▶ **Given data**:
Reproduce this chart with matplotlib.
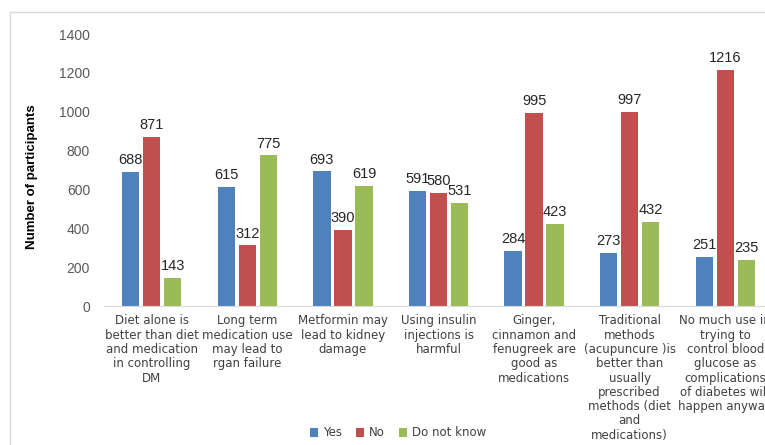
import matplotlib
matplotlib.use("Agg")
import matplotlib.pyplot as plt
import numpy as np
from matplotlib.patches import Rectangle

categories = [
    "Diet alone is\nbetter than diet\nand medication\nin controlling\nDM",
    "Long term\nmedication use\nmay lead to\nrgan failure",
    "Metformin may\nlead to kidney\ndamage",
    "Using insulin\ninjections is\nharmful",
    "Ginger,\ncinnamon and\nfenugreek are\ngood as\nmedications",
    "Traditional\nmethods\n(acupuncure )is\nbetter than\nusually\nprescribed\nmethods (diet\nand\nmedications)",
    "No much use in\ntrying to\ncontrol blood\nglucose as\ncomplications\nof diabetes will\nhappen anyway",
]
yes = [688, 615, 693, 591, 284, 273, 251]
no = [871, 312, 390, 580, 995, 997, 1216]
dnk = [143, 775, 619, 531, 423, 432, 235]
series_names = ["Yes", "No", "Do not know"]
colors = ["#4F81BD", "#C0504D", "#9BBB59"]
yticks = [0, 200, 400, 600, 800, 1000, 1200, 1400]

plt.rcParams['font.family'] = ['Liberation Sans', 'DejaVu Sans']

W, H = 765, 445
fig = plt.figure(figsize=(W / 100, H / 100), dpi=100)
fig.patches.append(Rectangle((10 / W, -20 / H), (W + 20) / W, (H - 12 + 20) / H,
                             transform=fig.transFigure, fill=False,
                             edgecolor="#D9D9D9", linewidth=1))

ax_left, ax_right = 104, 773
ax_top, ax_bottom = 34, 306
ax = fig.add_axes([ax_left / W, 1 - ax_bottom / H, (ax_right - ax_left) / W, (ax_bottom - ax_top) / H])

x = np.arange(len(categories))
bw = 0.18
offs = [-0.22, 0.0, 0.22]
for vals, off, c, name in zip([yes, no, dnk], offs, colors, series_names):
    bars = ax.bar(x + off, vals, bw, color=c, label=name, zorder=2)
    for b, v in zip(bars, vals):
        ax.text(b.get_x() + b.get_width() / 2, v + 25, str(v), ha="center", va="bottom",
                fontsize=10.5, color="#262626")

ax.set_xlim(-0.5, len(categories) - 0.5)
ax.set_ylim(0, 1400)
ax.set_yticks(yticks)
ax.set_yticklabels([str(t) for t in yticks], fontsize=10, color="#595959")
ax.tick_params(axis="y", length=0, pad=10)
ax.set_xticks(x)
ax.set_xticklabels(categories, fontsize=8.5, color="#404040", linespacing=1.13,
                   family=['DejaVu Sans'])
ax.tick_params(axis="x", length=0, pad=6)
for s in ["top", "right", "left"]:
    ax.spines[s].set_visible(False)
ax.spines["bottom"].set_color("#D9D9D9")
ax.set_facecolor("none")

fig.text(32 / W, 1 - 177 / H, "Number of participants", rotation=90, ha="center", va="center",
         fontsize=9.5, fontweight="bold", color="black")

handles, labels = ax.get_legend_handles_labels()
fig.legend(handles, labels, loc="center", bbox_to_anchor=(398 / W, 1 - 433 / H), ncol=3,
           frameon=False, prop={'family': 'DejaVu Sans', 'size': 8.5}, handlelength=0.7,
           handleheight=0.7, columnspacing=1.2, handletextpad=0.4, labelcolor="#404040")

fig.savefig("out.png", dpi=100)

▶ **Exercise task**: Leave out the pictures and restate, word for word, the lines from the top of the data through the line containing "plt.rcParams['font.family'] = ['Liberation", both included.

▶ **Task output**:
Reproduce this chart with matplotlib.
import matplotlib
matplotlib.use("Agg")
import matplotlib.pyplot as plt
import numpy as np
from matplotlib.patches import Rectangle

categories = [
    "Diet alone is\nbetter than diet\nand medication\nin controlling\nDM",
    "Long term\nmedication use\nmay lead to\nrgan failure",
    "Metformin may\nlead to kidney\ndamage",
    "Using insulin\ninjections is\nharmful",
    "Ginger,\ncinnamon and\nfenugreek are\ngood as\nmedications",
    "Traditional\nmethods\n(acupuncure )is\nbetter than\nusually\nprescribed\nmethods (diet\nand\nmedications)",
    "No much use in\ntrying to\ncontrol blood\nglucose as\ncomplications\nof diabetes will\nhappen anyway",
]
yes = [688, 615, 693, 591, 284, 273, 251]
no = [871, 312, 390, 580, 995, 997, 1216]
dnk = [143, 775, 619, 531, 423, 432, 235]
series_names = ["Yes", "No", "Do not know"]
colors = ["#4F81BD", "#C0504D", "#9BBB59"]
yticks = [0, 200, 400, 600, 800, 1000, 1200, 1400]

plt.rcParams['font.family'] = ['Liberation Sans', 'DejaVu Sans']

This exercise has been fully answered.